§ Given exercise: Everything from the line containing "Generate a Python" through the line containing "ion_x, ion_y = 0.337, 3.26" must be written out exactly, and nothing more; leave any pictures out.
╔══
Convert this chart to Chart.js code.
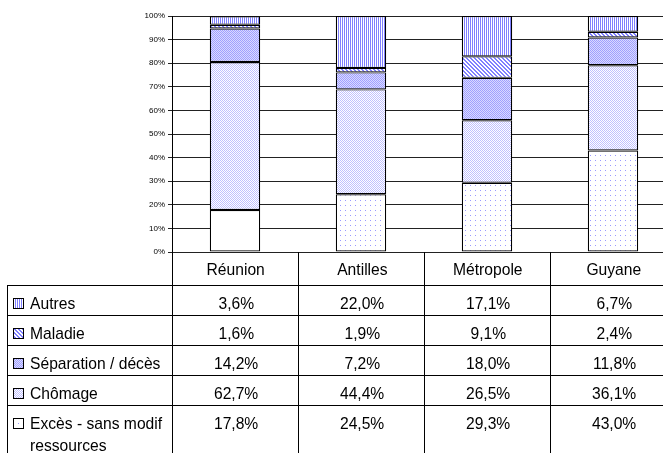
<!DOCTYPE html>
<html>
<head>
<meta charset="utf-8">
<script src="https://cdn.jsdelivr.net/npm/chart.js@4"></script>
<style>
  html, body { margin: 0; padding: 0; background: #fff; overflow: hidden; width: 663px; height: 453px; }
  #wrap { position: absolute; left: 0; top: 0; width: 700px; height: 260px; }
  #tbl { position: absolute; left: 0; top: 0; width: 700px; height: 453px; }
  .cell { position: absolute; box-sizing: border-box; border-left: 1px solid #000;
          font-family: "Liberation Sans", Arial, sans-serif;
          font-size: 17px; line-height: 22px; color: #000; padding-top: 7px; white-space: nowrap; }
  .cell span { display: inline-block; transform: scaleX(0.92); transform-origin: 50% 50%; }
  .num { text-align: center; border-top: 1px solid #000; }
  .hdr { text-align: center; }
  .lbl { border-top: 1px solid #000; padding-left: 22px; }
  .lbl span { transform-origin: 0 0; white-space: normal; width: 165px; }
  .lbl canvas { position: absolute; left: 5px; top: 12px; }
</style>
</head>
<body>
<div id="wrap"><canvas id="chart"></canvas></div>
<div id="tbl"></div>
<script>
// categories and series (values in %)
const categories = ["Réunion", "Antilles", "Métropole", "Guyane"];
const seriesNames = ["Autres", "Maladie", "Séparation / décès", "Chômage", "Excès - sans modif ressources"];
const autres = [3.6, 22.0, 17.1, 6.7];
const maladie = [1.6, 1.9, 9.1, 2.4];
const separation = [14.2, 7.2, 18.0, 11.8];
const chomage = [62.7, 44.4, 26.5, 36.1];
const exces = [17.8, 24.5, 29.3, 43.0];

// small fill patterns, like the old office hatches
function tile(w, h, draw) {
  const c = document.createElement("canvas");
  c.width = w; c.height = h;
  const g = c.getContext("2d");
  g.fillStyle = "#fff";
  g.fillRect(0, 0, w, h);
  draw(g);
  return c;
}
const tiles = {
  autres: tile(2, 1, g => { g.fillStyle = "#7f7fff"; g.fillRect(0, 0, 1, 1); }),
  maladie: tile(4, 4, g => {
    g.fillStyle = "#8080ff";
    for (let y = 0; y < 4; y++) for (let x = 0; x < 4; x++) if ((x - y + 4) % 4 < 2) g.fillRect(x, y, 1, 1);
  }),
  separation: tile(2, 2, g => {
    g.fillStyle = "#dadaff"; g.fillRect(0, 0, 2, 2);
    g.fillStyle = "#a0a0ff"; g.fillRect(0, 0, 1, 1); g.fillRect(1, 1, 1, 1);
  }),
  chomage: tile(2, 2, g => {
    g.fillStyle = "#c0c0ff"; g.fillRect(0, 0, 1, 1); g.fillRect(1, 1, 1, 1);
  }),
  exces: tile(5, 5, g => { g.fillStyle = "#9999ff"; g.fillRect(0, 0, 1, 1); })
};

const ctx = document.getElementById("chart").getContext("2d");
const pat = k => ctx.createPattern(tiles[k], "repeat");
const excesFill = [ "#fff", pat("exces"), pat("exces"), pat("exces") ]; // Réunion left plain

function ds(label, data, bg) {
  return {
    label: label, data: data, backgroundColor: bg,
    borderColor: "#000", borderWidth: 1.2, borderSkipped: false,
    categoryPercentage: 1, barPercentage: 0.4
  };
}

new Chart(ctx, {
  type: "bar",
  data: {
    labels: categories,
    datasets: [
      ds(seriesNames[4], exces, excesFill),
      ds(seriesNames[3], chomage, pat("chomage")),
      ds(seriesNames[2], separation, pat("separation")),
      ds(seriesNames[1], maladie, pat("maladie")),
      ds(seriesNames[0], autres, pat("autres"))
    ]
  },
  options: {
    responsive: true,
    maintainAspectRatio: false,
    animation: false,
    layout: { padding: { left: 0, right: 24, top: 16, bottom: 8 } },
    plugins: { legend: { display: false }, tooltip: { enabled: false } },
    scales: {
      x: { stacked: true, display: false },
      y: {
        stacked: true, min: 0, max: 100,
        afterFit: s => { s.width = 172; },
        ticks: {
          stepSize: 10, padding: 3, color: "#000",
          font: { family: "Liberation Sans, Arial, sans-serif", size: 8 },
          callback: v => v + "%"
        },
        grid: { color: "#222", lineWidth: 1, tickLength: 4 },
        border: { color: "#000", width: 1 }
      }
    }
  }
});

// data table under the chart
const tbl = document.getElementById("tbl");
const colLeft = 172, colW = 126, hdrTop = 252, rowTop = 285, rowH = 30;
const rows = [autres, maladie, separation, chomage, exces];
const rowTiles = ["autres", "maladie", "separation", "chomage", "exces"];
const fmt = v => v.toFixed(1).replace(".", ",") + "%";

function cell(cls, left, top, w, h, text) {
  const d = document.createElement("div");
  d.className = "cell " + cls;
  d.style.left = left + "px"; d.style.top = top + "px";
  d.style.width = w + "px"; d.style.height = h + "px";
  const s = document.createElement("span");
  s.textContent = text;
  d.appendChild(s);
  tbl.appendChild(d);
  return d;
}

categories.forEach((c, j) => cell("hdr", colLeft + j * colW, hdrTop, colW + 1, rowTop - hdrTop, c));

rows.forEach((vals, i) => {
  const top = rowTop + i * rowH;
  const h = i === rows.length - 1 ? 453 - top + 20 : rowH + 1;
  const lab = cell("lbl", 7, top, colLeft - 7, h, seriesNames[i]);
  const sw = document.createElement("canvas");
  sw.width = 11; sw.height = 11;
  const g = sw.getContext("2d");
  g.fillStyle = g.createPattern(tiles[rowTiles[i]], "repeat");
  g.fillRect(0, 0, 11, 11);
  g.strokeStyle = "#000"; g.lineWidth = 1;
  g.strokeRect(0.5, 0.5, 10, 10);
  lab.appendChild(sw);
  vals.forEach((v, j) => cell("num", colLeft + j * colW, top, colW + 1, h, fmt(v)));
});
</script>
</body>
</html>
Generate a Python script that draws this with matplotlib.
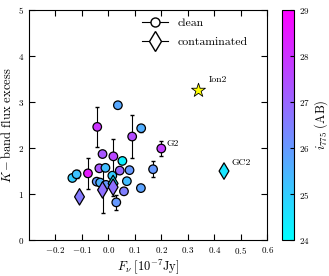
import numpy as np
import matplotlib
matplotlib.use("Agg")
import matplotlib.pyplot as plt
from matplotlib.lines import Line2D

plt.rcParams['font.family'] = 'serif'
plt.rcParams['font.serif'] = ['cmr10', 'DejaVu Serif']
plt.rcParams['mathtext.fontset'] = 'cm'
plt.rcParams['axes.formatter.use_mathtext'] = True
plt.rcParams['font.size'] = 7

# clean sources: flux, K-band excess, error, i775 magnitude
clean_x = [-0.136, -0.12, -0.077, -0.042, -0.022, -0.034, -0.011, -0.044, -0.031, -0.009,
           0.019, 0.053, 0.015, 0.043, 0.08, 0.07, 0.059, 0.03, 0.123, 0.169,
           0.2, 0.036, 0.09, 0.124]
clean_y = [1.35, 1.43, 1.45, 2.46, 1.87, 1.56, 1.57, 1.27, 1.25, 1.20,
           1.82, 1.72, 1.40, 1.51, 1.52, 1.28, 1.06, 0.82, 1.13, 1.54,
           1.99, 2.93, 2.25, 2.43]
clean_err = [0.0, 0.09, 0.33, 0.44, 0.0, 0.0, 0.0, 0.0, 0.0, 0.0,
             0.38, 0.0, 0.0, 0.0, 0.0, 0.0, 0.0, 0.17, 0.0, 0.17,
             0.17, 0.0, 0.47, 0.08]
clean_mag = [25.0, 25.2, 28.5, 28.0, 27.3, 27.3, 25.3, 26.0, 25.5, 26.0,
             27.6, 24.3, 25.0, 27.0, 26.0, 25.3, 26.5, 26.0, 25.8, 26.0,
             27.8, 25.7, 27.5, 25.6]

# contaminated sources
cont_x = [0.018, -0.109, -0.022, 0.018, 0.437]
cont_y = [1.23, 0.94, 1.09, 1.15, 1.50]
cont_err = [0.0, 0.0, 0.5, 0.2, 0.0]
cont_mag = [24.5, 26.6, 26.8, 26.8, 24.5]

# special source
ion_x, ion_y = 0.337, 3.26

fig = plt.figure(figsize=(3.29, 2.76), dpi=100)
ax = fig.add_axes([0.088, 0.13, 0.724, 0.834])
cax = fig.add_axes([0.857, 0.13, 0.037, 0.834])

cmap = plt.get_cmap('cool')
norm = matplotlib.colors.Normalize(vmin=24, vmax=29)

for xv, yv, e in zip(clean_x + cont_x, clean_y + cont_y, clean_err + cont_err):
    if e > 0:
        ax.errorbar(xv, yv, yerr=e, fmt='none', ecolor='k', elinewidth=0.8, capsize=1.5, zorder=1)

sc = ax.scatter(clean_x, clean_y, c=clean_mag, cmap=cmap, norm=norm, marker='o', s=38,
                edgecolors='k', linewidths=0.9, zorder=3)
ax.scatter(cont_x, cont_y, c=cont_mag, cmap=cmap, norm=norm, marker='d', s=70,
           edgecolors='k', linewidths=0.9, zorder=3)
ax.scatter([ion_x], [ion_y], marker='*', s=110, c='yellow', edgecolors='k', linewidths=0.6, zorder=3)

ax.text(0.38, 3.48, 'Ion2', fontsize=7, va='center')
ax.text(0.22, 2.1, 'G2', fontsize=7, va='center')
ax.text(0.467, 1.67, 'GC2', fontsize=7, va='center')

# legend with errorbar-style handles
l1 = Line2D([], [], marker='o', mfc='white', mec='k', color='k', lw=0.8, markersize=6.5)
l2 = Line2D([], [], marker='d', mfc='white', mec='k', color='k', lw=0.8, markersize=10)
ax.legend([l1, l2], ['clean', 'contaminated'], loc='upper left', bbox_to_anchor=(0.455, 0.985),
          frameon=False, fontsize=8.5, handlelength=2.2, handletextpad=0.8,
          borderaxespad=0.0, labelspacing=0.75)

ax.set_xlim(-0.3, 0.6)
ax.set_ylim(0, 5)
ax.set_xticks([-0.2, -0.1, 0.0, 0.1, 0.2, 0.3, 0.4, 0.5, 0.6])
ax.set_yticks([0, 1, 2, 3, 4, 5])
ax.tick_params(direction='in', top=True, right=True, length=4, labelsize=6.5)
ax.set_xlabel(r'$F_{\nu}\ [10^{-7}\mathrm{Jy}]$', fontsize=9, labelpad=1)
ax.set_ylabel(r'$K-$band flux excess', fontsize=9, labelpad=3)

cb = fig.colorbar(sc, cax=cax)
cb.set_ticks([24, 25, 26, 27, 28, 29])
cb.ax.tick_params(direction='in', length=3, labelsize=6.5)
cb.set_label(r'$i_{775}\ \mathrm{(AB)}$', fontsize=9, labelpad=2)
cb.outline.set_linewidth(0.8)

fig.savefig('out.png', dpi=100)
╚══
§ Exercise response:
Generate a Python script that draws this with matplotlib.
import numpy as np
import matplotlib
matplotlib.use("Agg")
import matplotlib.pyplot as plt
from matplotlib.lines import Line2D

plt.rcParams['font.family'] = 'serif'
plt.rcParams['font.serif'] = ['cmr10', 'DejaVu Serif']
plt.rcParams['mathtext.fontset'] = 'cm'
plt.rcParams['axes.formatter.use_mathtext'] = True
plt.rcParams['font.size'] = 7

# clean sources: flux, K-band excess, error, i775 magnitude
clean_x = [-0.136, -0.12, -0.077, -0.042, -0.022, -0.034, -0.011, -0.044, -0.031, -0.009,
           0.019, 0.053, 0.015, 0.043, 0.08, 0.07, 0.059, 0.03, 0.123, 0.169,
           0.2, 0.036, 0.09, 0.124]
clean_y = [1.35, 1.43, 1.45, 2.46, 1.87, 1.56, 1.57, 1.27, 1.25, 1.20,
           1.82, 1.72, 1.40, 1.51, 1.52, 1.28, 1.06, 0.82, 1.13, 1.54,
           1.99, 2.93, 2.25, 2.43]
clean_err = [0.0, 0.09, 0.33, 0.44, 0.0, 0.0, 0.0, 0.0, 0.0, 0.0,
             0.38, 0.0, 0.0, 0.0, 0.0, 0.0, 0.0, 0.17, 0.0, 0.17,
             0.17, 0.0, 0.47, 0.08]
clean_mag = [25.0, 25.2, 28.5, 28.0, 27.3, 27.3, 25.3, 26.0, 25.5, 26.0,
             27.6, 24.3, 25.0, 27.0, 26.0, 25.3, 26.5, 26.0, 25.8, 26.0,
             27.8, 25.7, 27.5, 25.6]

# contaminated sources
cont_x = [0.018, -0.109, -0.022, 0.018, 0.437]
cont_y = [1.23, 0.94, 1.09, 1.15, 1.50]
cont_err = [0.0, 0.0, 0.5, 0.2, 0.0]
cont_mag = [24.5, 26.6, 26.8, 26.8, 24.5]

# special source
ion_x, ion_y = 0.337, 3.26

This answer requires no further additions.